Solo l’aiuto consente a chi non sta bene di stare isolato, non la diffidenza o l’accusa di essere «un untore». Così, su un piano superiore, solo un’azione coordinata tra tutti i governi del mondo può porre freno alla pandemia. Fin dalle sue prime dichiarazioni al riguardo, Tedros Adhanom Ghebreyesus, direttore generale dell’Organizzazione mondiale della sanità, non ha fatto che ripeterlo: la sfida è globale, ci siamo dentro tutti insieme e possiamo superarla solo se lo faremo tutti insieme, con un grande sforzo collettivo e solidale. Valeva nelle prime fasi, quando l’Organizzazione sconsigliava i blocchi dei voli nei confronti dei Paesi più colpiti e metteva in guardia dallo stigma nei confronti della Cina, vale oggi, fase in cui c’è bisogno di garantire a tutti l’accesso a cure e vaccini.
L’altruismo che conviene
Oggi come allora, l’indicazione a fare fronte comune non è solo un’importante questione di principio, ma anche una raccomandazione indispensabile per difendersi dall’infezione. Mentre in Italia, per esempio, a gennaio e febbraio ci si concentrava sulla comunità cinese di Prato e si discuteva se ammettere a scuola i bambini di ritorno in Italia dalla Cina, il virus circolava indisturbato in Lombardia. Solo la caparbietà di una dottoressa dell’ospedale di Codogno ha permesso di identificarlo in una persona, il famoso «paziente uno», che con il Paese asiatico non aveva mai avuto niente a che fare.
Ora, l’egoismo degli Stati che pensano di accaparrarsi tutte le dosi di antivirali e di vaccino in produzione, senza preoccuparsi di quelli che non potranno affrontare la spesa, rischia di rivoltarsi contro la loro stessa popolazione: finché l’agente infettivo potrà circolare liberamente in alcune aree del mondo, infatti, nessuno potrà sentirsi sicuro.
Anche nella dimensione privata, passata – o così almeno si spera – la fase peggiore, sono purtroppo riemersi individualismi e difesa degli interessi personali, talvolta a scapito della collettività, soprattutto dei più fragili. Il virus fa meno paura, mentre il desiderio, e talvolta lo stringente bisogno economico, di tornare alla normalità tendono a prevalere. Se tutto questo è comprensibile, nei mesi autunnali non bisogna dimenticare il peso che i comportamenti di ciascuno di noi possono avere sull’accensione di nuovi focolai. Le autorità hanno il dovere di esercitare una stretta sorveglianza per individuarli e spegnerli sul nascere attraverso la strategia delle tre T (in inglese, «test, track and treat», testare, tracciare e trattare), ma sta a noi cercare di limitarli, adottando al contempo le tre C: ridurre al necessario i contatti stretti ed evitare i luoghi chiusi e affollati (in inglese «crowded»).

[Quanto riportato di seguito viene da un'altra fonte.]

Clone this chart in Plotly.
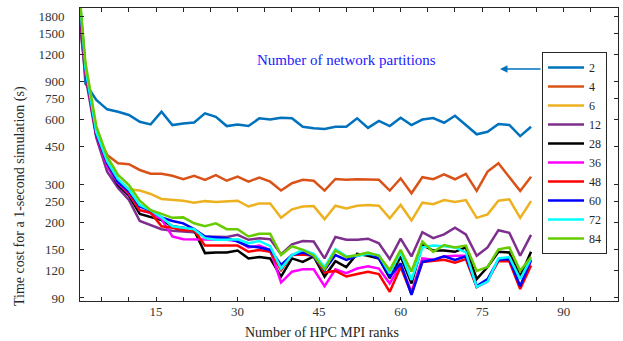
import plotly.graph_objects as go

ranks = [1, 2, 4, 6, 8, 10, 12, 14, 16, 18, 20, 22, 24, 26, 28, 30, 32, 34, 36, 38, 40, 42,
         44, 46, 48, 50, 52, 54, 56, 58, 60, 62, 64, 66, 68, 70, 72, 74, 76, 78, 80, 82, 84]

p2 = [2050, 880, 739, 669, 652, 630, 586, 570, 652, 566, 576, 582, 641, 618, 560, 570, 560, 608, 600, 612, 608, 556,
      547, 543, 556, 556, 608, 549, 591, 560, 612, 566, 600, 610, 580, 625, 566, 513, 527, 572, 567, 503, 556]
p4 = [1700, 1000, 520, 412, 377, 373, 351, 337, 337, 330, 318, 330, 316, 332, 313, 327, 310, 324, 310, 282, 305, 316,
      313, 282, 319, 316, 318, 318, 316, 282, 321, 274, 325, 318, 335, 318, 337, 281, 345, 377, 327, 281, 327]
p6 = [1950, 1050, 530, 395, 316, 286, 282, 272, 258, 255, 253, 248, 252, 250, 251, 253, 238, 246, 246, 211, 231, 238,
      239, 208, 240, 233, 240, 242, 240, 210, 242, 205, 248, 244, 255, 250, 255, 211, 219, 253, 257, 211, 252]
p12 = [1650, 950, 495, 345, 290, 255, 204, 195, 187, 184, 182, 181, 173, 172, 172, 176, 167, 170, 168, 143, 159, 165,
       164, 137, 172, 167, 167, 169, 161, 136, 169, 140, 181, 170, 177, 190, 177, 141, 154, 185, 180, 141, 176]
p28 = [2000, 1020, 510, 370, 299, 267, 220, 212, 206, 193, 190, 185, 145, 146, 146, 149, 137, 139, 137, 113, 137, 132,
       140, 113, 133, 125, 144, 141, 137, 111, 140, 105, 158, 149, 149, 147, 154, 110, 125, 147, 146, 113, 147]
p36 = [2000, 1000, 505, 365, 305, 272, 229, 222, 208, 173, 168, 168, 168, 167, 167, 165, 154, 157, 150, 106, 119, 122,
       122, 102, 122, 117, 123, 126, 123, 105, 128, 96, 137, 135, 140, 141, 141, 101, 107, 135, 134, 101, 134]
p48 = [2000, 1010, 510, 375, 310, 275, 229, 223, 193, 190, 185, 185, 157, 157, 156, 157, 147, 150, 147, 121, 142, 143,
       141, 118, 120, 113, 116, 119, 116, 96, 125, 94, 132, 133, 135, 131, 136, 101, 109, 133, 133, 99, 127]
p60 = [2050, 1030, 515, 378, 308, 280, 238, 228, 212, 204, 199, 187, 173, 172, 170, 164, 156, 154, 150, 128, 142, 146,
       140, 121, 142, 135, 141, 145, 137, 113, 130, 93, 132, 135, 140, 135, 140, 102, 110, 135, 136, 102, 135]
p72 = [2100, 1040, 525, 385, 318, 285, 242, 229, 212, 193, 190, 187, 170, 167, 167, 168, 161, 165, 156, 123, 142, 150,
       144, 125, 151, 140, 141, 144, 142, 117, 146, 109, 154, 157, 156, 154, 146, 101, 107, 137, 139, 110, 137]
p84 = [2150, 1100, 560, 405, 333, 299, 253, 229, 220, 211, 212, 199, 193, 199, 187, 187, 173, 178, 178, 142, 156, 150,
       141, 122, 149, 139, 142, 146, 141, 121, 150, 119, 164, 147, 158, 154, 157, 120, 125, 151, 154, 120, 139]

series_names = ["2", "4", "6", "12", "28", "36", "48", "60", "72", "84"]
series_vals = [p2, p4, p6, p12, p28, p36, p48, p60, p72, p84]
colors = ["#0072BD", "#D95319", "#EDB120", "#7E2F8E", "#000000",
          "#FF00FF", "#FF0000", "#0000FF", "#00FFFF", "#66CC00"]

x_tickvals = [5, 10, 15, 20, 25, 30, 35, 40, 45, 50, 55, 60, 65, 70, 75, 80, 85, 90, 95]
x_ticktext = ["", "", "15", "", "", "30", "", "", "45", "", "", "60", "", "", "75", "", "", "90", ""]
y_tickvals = [90, 120, 150, 200, 250, 300, 450, 600, 750, 900, 1200, 1500, 1800]

FONT = "Liberation Serif, DejaVu Serif, Times New Roman, serif"
AX = "#262626"

fig = go.Figure()
for name, vals, c in zip(series_names, series_vals, colors):
    fig.add_trace(go.Scatter(x=ranks, y=vals, mode="lines", name=name,
                             line=dict(color=c, width=2.5)))

# plot area: x 80..618 px, y 8..301 px
L, R, T, B = 80, 5, 8, 40
W, H = 623, 341
pw, ph = W - L - R, H - T - B

def px(xp):
    return (xp - L) / pw

def py(yp):
    return (H - B - yp) / ph

fig.update_layout(
    width=W, height=H,
    margin=dict(l=L, r=R, t=T, b=B),
    paper_bgcolor="white", plot_bgcolor="white",
    font=dict(family=FONT, size=12, color="#262626"),
    showlegend=True,
    legend=dict(x=px(542), y=py(52), xanchor="left", yanchor="top",
                bordercolor=AX, borderwidth=1, bgcolor="white",
                font=dict(family=FONT, size=12, color="#262626"),
                itemwidth=36, tracegroupgap=0),
    xaxis=dict(range=[1, 100], tickvals=x_tickvals, ticktext=x_ticktext,
               ticks="inside", ticklen=4, tickcolor=AX, showline=True, linecolor=AX,
               linewidth=1, mirror="ticks", showgrid=False, zeroline=False,
               ticklabelstandoff=-2,
               tickfont=dict(family=FONT, size=13, color="#333333")),
    yaxis=dict(type="log", range=[1.9401, 3.2935], tickvals=y_tickvals,
               ticktext=[str(v) for v in y_tickvals],
               ticks="inside", ticklen=4, tickcolor=AX, showline=True, linecolor=AX,
               linewidth=1, mirror="ticks", showgrid=False, zeroline=False,
               ticklabelstandoff=12,
               tickfont=dict(family=FONT, size=13, color="#333333")),
    annotations=[
        dict(xref="paper", yref="paper", x=px(346), y=py(60), xanchor="center", yanchor="middle",
             text="Number of network partitions",
             showarrow=False, font=dict(family=FONT, size=15, color="#2020FF")),
        dict(xref="paper", yref="paper", x=px(500), y=py(69), text="", showarrow=True,
             ax=42, ay=0, arrowhead=2, arrowsize=1, arrowwidth=1.5, arrowcolor="#0072BD"),
        dict(xref="paper", yref="paper", x=px(20), y=py(196), xanchor="center", yanchor="middle",
             text="Time cost for a 1-second simulation (s)",
             textangle=-90, showarrow=False, font=dict(family=FONT, size=14, color="#262626")),
        dict(xref="paper", yref="paper", x=px(322), y=py(332), xanchor="center", yanchor="middle",
             text="Number of HPC MPI ranks",
             showarrow=False, font=dict(family=FONT, size=14, color="#262626")),
    ],
)

fig.write_html("out.html", config={"displayModeBar": False},
               post_script="document.body.style.margin='0px';document.body.style.padding='0px';")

Più che preoccuparci delle minacce che vengono da fuori, dovrebbe essere nostra cura prestare la massima attenzione all’insorgenza di sintomi compatibili con covid-19, per isolarci o comunque fare attenzione a proteggere chi ci sta intorno o chi potremmo incontrare uscendo di casa. Se passiamo dall’ottica di difenderci a quella di difendere gli altri, la nostra capacità di rispondere a SARS-Cov-2 farà un enorme balzo in avanti.